Photo taken by an anonymous photographer
By Armando García Álvarez
The City of Los
Angeles, a sanctuary for immigrant communities, has become in recent days an
epicenter of fear and persecution, not because of crime or chaos, but because
of the deliberate execution of a repressive immigration policy, promoted with
ideological fervor by Donald Trump. In this editorial we denounce the fascist
character of these policies, which undermine human rights, dignity, and the
very lives of millions of residents.
Under the
discourse of "law and order," Trump has transformed immigration
enforcement into a machine of terror. ICE agents patrol streets, enter Latino
neighborhoods, question people about their accent, their skin color, or simply
their zip code. The criminalization of the immigrant—a central tenet of fascist
rhetoric—has permeated deeply into his speeches, executive orders, and
propaganda apparatus.
Los Angeles,
with its majority Latino population, has been one of the main targets. Divided
families, traumatized children, massive raids without warrants: this is not a
free country, it is a regime of selective persecution. Through the systematic
deportation and dehumanization of the immigrant, the Trumpist state seeks to
consolidate social control based on fear.
This policy of
"soft ethnic cleansing," disguised as legal compliance, has alarming
historical parallels.

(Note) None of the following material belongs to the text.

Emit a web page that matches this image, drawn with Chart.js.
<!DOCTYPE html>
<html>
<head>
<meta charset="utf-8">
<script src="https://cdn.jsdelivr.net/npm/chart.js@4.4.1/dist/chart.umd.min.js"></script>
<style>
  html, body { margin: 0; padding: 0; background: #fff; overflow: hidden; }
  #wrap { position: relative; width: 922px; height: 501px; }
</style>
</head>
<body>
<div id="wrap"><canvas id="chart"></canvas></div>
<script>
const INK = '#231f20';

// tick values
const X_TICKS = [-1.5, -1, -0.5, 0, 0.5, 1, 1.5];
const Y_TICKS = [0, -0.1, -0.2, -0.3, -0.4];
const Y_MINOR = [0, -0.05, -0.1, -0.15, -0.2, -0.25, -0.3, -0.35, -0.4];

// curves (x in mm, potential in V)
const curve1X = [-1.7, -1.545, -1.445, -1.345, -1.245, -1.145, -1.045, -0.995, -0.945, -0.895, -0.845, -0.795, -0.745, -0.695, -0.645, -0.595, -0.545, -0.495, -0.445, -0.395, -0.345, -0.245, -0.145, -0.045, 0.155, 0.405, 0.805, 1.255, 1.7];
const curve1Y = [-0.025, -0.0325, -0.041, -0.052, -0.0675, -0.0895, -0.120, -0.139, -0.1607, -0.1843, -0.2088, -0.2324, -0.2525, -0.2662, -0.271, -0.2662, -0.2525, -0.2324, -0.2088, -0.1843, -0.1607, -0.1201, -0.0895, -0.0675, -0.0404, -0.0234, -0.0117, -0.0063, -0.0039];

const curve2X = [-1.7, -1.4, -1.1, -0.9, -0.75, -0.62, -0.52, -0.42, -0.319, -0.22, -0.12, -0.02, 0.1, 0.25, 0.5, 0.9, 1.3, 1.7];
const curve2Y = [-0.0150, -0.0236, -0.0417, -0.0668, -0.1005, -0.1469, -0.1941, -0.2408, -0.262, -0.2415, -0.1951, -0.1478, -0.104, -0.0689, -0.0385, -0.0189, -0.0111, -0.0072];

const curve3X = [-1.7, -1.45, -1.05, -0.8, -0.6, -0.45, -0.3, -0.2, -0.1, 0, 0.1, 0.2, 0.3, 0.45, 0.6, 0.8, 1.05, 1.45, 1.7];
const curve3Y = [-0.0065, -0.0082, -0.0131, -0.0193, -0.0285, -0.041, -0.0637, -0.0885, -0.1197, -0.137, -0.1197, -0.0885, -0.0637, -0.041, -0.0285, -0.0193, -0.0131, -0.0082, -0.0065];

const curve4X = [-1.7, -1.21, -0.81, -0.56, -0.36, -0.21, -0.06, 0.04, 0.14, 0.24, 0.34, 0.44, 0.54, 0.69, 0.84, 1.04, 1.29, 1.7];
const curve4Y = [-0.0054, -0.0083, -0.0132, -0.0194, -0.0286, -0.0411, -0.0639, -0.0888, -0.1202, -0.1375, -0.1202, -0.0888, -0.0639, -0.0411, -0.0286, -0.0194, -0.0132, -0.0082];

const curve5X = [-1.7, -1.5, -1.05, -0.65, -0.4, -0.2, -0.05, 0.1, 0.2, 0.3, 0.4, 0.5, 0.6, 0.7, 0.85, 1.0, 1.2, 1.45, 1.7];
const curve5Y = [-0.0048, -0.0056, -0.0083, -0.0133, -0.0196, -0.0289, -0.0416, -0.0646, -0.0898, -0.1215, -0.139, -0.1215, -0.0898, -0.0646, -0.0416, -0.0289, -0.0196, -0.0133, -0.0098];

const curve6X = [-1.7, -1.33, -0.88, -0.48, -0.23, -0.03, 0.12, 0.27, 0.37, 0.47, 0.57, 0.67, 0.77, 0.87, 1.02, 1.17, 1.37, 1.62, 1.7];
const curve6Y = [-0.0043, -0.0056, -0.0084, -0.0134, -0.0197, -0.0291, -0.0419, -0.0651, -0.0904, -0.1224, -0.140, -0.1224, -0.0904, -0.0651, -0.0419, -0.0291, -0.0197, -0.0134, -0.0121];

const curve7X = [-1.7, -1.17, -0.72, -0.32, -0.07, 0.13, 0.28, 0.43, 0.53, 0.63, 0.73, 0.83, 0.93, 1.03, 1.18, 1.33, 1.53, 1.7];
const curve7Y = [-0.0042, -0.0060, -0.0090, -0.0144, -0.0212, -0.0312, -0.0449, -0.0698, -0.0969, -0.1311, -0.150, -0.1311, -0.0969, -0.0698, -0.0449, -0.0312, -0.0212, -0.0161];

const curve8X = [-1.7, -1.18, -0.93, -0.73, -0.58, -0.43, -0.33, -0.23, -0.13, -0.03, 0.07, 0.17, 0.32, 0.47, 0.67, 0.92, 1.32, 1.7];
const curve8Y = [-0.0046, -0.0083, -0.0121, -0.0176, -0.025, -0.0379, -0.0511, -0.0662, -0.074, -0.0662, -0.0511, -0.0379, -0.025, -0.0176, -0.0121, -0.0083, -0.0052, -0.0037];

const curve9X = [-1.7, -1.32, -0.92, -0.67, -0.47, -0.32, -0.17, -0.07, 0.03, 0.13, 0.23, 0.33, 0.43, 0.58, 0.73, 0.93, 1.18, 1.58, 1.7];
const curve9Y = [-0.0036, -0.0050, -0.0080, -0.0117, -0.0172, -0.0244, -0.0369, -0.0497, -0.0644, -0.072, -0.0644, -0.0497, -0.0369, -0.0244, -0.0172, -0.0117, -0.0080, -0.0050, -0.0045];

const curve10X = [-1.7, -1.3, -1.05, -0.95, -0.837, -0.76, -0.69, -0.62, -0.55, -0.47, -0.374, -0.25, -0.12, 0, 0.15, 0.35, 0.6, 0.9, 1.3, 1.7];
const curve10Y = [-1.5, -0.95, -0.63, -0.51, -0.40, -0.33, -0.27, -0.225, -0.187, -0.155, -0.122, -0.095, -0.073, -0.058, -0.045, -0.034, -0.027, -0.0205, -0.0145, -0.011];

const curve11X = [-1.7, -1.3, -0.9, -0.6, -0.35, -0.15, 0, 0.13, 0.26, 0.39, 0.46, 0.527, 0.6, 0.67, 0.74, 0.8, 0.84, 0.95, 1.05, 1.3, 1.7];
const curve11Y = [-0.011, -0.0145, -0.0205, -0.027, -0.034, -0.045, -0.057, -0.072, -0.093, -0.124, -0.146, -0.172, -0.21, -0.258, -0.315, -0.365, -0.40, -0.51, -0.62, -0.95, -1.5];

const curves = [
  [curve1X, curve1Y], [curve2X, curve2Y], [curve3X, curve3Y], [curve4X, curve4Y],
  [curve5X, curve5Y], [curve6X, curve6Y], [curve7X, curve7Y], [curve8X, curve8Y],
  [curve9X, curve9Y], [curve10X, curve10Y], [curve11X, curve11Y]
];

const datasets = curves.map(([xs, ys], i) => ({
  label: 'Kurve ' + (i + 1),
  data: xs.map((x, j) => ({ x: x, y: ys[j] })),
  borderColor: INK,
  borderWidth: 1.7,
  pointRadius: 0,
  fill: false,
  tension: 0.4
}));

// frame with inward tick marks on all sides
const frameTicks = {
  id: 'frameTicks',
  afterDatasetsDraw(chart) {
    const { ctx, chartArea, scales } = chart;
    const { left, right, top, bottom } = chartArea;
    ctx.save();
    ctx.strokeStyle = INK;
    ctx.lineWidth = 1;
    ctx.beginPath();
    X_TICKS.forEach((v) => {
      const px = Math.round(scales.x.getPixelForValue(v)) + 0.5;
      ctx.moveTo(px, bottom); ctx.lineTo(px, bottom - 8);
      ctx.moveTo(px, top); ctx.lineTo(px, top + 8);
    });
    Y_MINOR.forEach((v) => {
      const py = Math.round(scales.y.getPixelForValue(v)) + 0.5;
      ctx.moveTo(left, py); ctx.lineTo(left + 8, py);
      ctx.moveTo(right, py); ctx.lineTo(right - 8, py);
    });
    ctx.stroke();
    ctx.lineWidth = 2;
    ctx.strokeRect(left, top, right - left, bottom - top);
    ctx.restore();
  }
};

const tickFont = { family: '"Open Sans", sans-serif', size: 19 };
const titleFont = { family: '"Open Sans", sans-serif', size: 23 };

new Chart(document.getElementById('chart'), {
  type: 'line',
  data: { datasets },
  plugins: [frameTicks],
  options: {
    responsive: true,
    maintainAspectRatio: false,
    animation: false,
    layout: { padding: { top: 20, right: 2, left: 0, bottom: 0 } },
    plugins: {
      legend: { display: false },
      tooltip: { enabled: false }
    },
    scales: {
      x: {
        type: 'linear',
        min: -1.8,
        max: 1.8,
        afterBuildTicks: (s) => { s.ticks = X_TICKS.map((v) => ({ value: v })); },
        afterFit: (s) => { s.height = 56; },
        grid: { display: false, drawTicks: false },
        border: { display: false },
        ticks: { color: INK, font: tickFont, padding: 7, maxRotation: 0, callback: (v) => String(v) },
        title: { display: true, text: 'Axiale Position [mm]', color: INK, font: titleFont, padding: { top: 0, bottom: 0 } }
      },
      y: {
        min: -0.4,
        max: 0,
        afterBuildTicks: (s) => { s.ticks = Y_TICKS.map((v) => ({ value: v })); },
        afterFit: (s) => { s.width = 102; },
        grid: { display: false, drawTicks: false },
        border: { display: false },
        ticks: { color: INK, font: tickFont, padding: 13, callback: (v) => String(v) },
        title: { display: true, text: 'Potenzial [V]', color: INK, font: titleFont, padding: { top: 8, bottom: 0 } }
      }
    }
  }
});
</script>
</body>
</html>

As in the fascist regimes of the twentieth century, an
internal enemy (in this case, the undocumented immigrant) is identified, blamed
for all social ills, and the state apparatus is mobilized to expel him, mark
him, and silence him. This is not a rhetorical exaggeration: it is an accurate
description of what is happening on the streets of Los Angeles today.
Faced with this
panorama, symbolic declarations of sanctuary cities are not enough. Organized
political resistance is needed, from local governments to social movements. It
is time to call a spade a spade: this is an authoritarian attempt to
reconfigure America's identity by excluding millions. Silence or passivity, in
this context, is equivalent to complicity.
History will
judge this nation not by its speeches of freedom, but by its treatment of the
most vulnerable. Today, in Los Angeles and across the country, a battle is
raging for the soul of American democracy. And in that battle, Trump's
immigration fascism cannot, should not, prevail.